Ya que no puedo sacarme el
cuerpo, por lo menos me sacaré el saco
La
cuestión de la simulación en los salones culturales y veladas literarias es un
tema ampliamente tocado en la obra de Jaime Saenz. Sin embargo, aunque el saco
de aparapita es la ropa que más rápidamente asociamos con su obra, vale la pena
recordar esta pequeña descripción vital que de él hace su amiga Blanca
Wiethüchter en Memoria solicitada (1992):
Cuidaba su vestir (cada arreglo
personal lo llevaba mínimo una hora), le gustaba verse bien, le gustaba
perfumarse y usaba una colonia de la Casa Guerlain, que era una delicia.
Aquí
podríamos decir que la crítica de Saenz a los distinguidos simuladores no se
concentraba en la puerilidad de “el buen vestir”. El deseo de poseer un saco de
aparapita va más allá de una crítica a las escuálidas noblezas de salón.
En
este sentido, si tomamos como ejemplo Felipe
Delgado (1979), el personaje que da nombre a la novela se distingue de los
personajes que comparten con él en la bodega -donde por momentos parece un
extranjero.
En
el capítulo XI de la primera parte de Felipe
Delgado [p. 142] -allí donde asistimos a la propuesta que Delgado le hace a
Fortunato Condori para comprarle el saco-, cuando los aparapitas son invitados
a la mesa, todos se ponen a hablar en aymará menos Delgado, quien se ve
obligado a pedir que hablen en castellano para no quedar privado de la
conversación.
Casi
al final del mismo capítulo, la conversación entre Felipe, el señor Beltrán, el
Delicado y Peña y Lillo -en ausencia de los aparapitas y luego de que Felipe ha
manifestado que se siente un simulador por querer el saco del aparapita- deriva
en una perorata en contra de los simuladores y en una apología del aparapita.
En este punto Felipe Delgado habla sobre la altura que distingue a los
aparapitas, cuyo saco es la obra de una vida y no el modelo de un impostor: Aquí la única altura y la única elevación
consiste en el orgullo del aparapita.

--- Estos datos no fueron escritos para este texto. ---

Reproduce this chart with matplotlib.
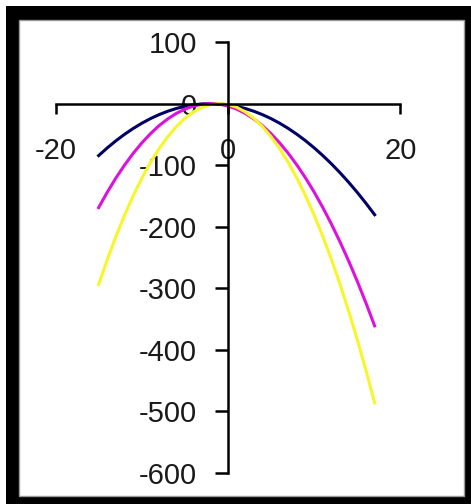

Yo digo: en lugar de hablar y perorar y
cuidar sus viditas, nuestros literatos y nuestros letrados deberían tratar de
meditar seriamente sobre el aparapita. Pero no lo hacen porque temen mirarse
frente a frente, y por eso prefieren condolerse a cada paso. Y así se pasan la
vida, dice y dice, cuidando sus viditas, sus ropitas, sus abriguitos y sus
casitas, haciendo venias a diestra y siniestra y muertos por congraciarse con
gil y mil.
Para
Saenz, toda obra que no sea un engendro orgánico de la vida es inmediatamente
una impostura. No importa que los literatos se vistan bien o no; lo importante
es que vean ese saco que parece haber salido de las entrañas infernales de lo
real.
La
camisa
Según
me contó mi amiga Sulma Montero, una de las tareas más difíciles a la hora de
esculpir la estatua de Jesús Urzagasti -que ahora está a orillas de la plaza
del Montículo- fue la hechura de los pliegues de su camisa. Allí se cifraba una
respiración, un ritmo y un esternón.
En
la ch´alla de El último domingo de un caminante (2003), Jesús Urzagasti contó que
el preámbulo a la escritura de aquella novela había sido una incipiente trama desatada
por la memoria de ciertas prendas de vestir entrañables con las que andaban los
que se fueron y los que volvieron. Como ejemplo, mencionó una camisa vestida
por un jovenzuelo.
En
Senderos (2016), su libro póstumo de
poesía, sabemos de otra camisa, una que por momentos parece aquella que le da
el talante de profesor rural a Martín Gareca, el protagonista de El último domingo de un caminante. En
esta novela, Martín (chaqueño de nacimiento) llega de La Paz a Las Conchas (en lo profundo del Gran
Chaco boliviano) y se distingue de los demás por sus lecturas, viajes y talante
citadino. Esto no lo priva de conversar con aquellos seres iluminados por una
vida a la intemperie.
Con
la certeza de que en todos lados hay personas que viajan en busca de sus seres
queridos, el protagonista de El último
domingo de un caminante ingresa en los imparables meandros de una
conversación que le revela la savia que corre por el palosanto en el que alguna
vez los indígenas ataron a un forastero para comprobar su buena fe.
Algo
de esa savia resuena y se despliega imperceptiblemente en La camisa, el poema de Senderos:
Nunca me presté una camisa / no hubiera
de ocurrir / que me pusiera la del hombre feliz.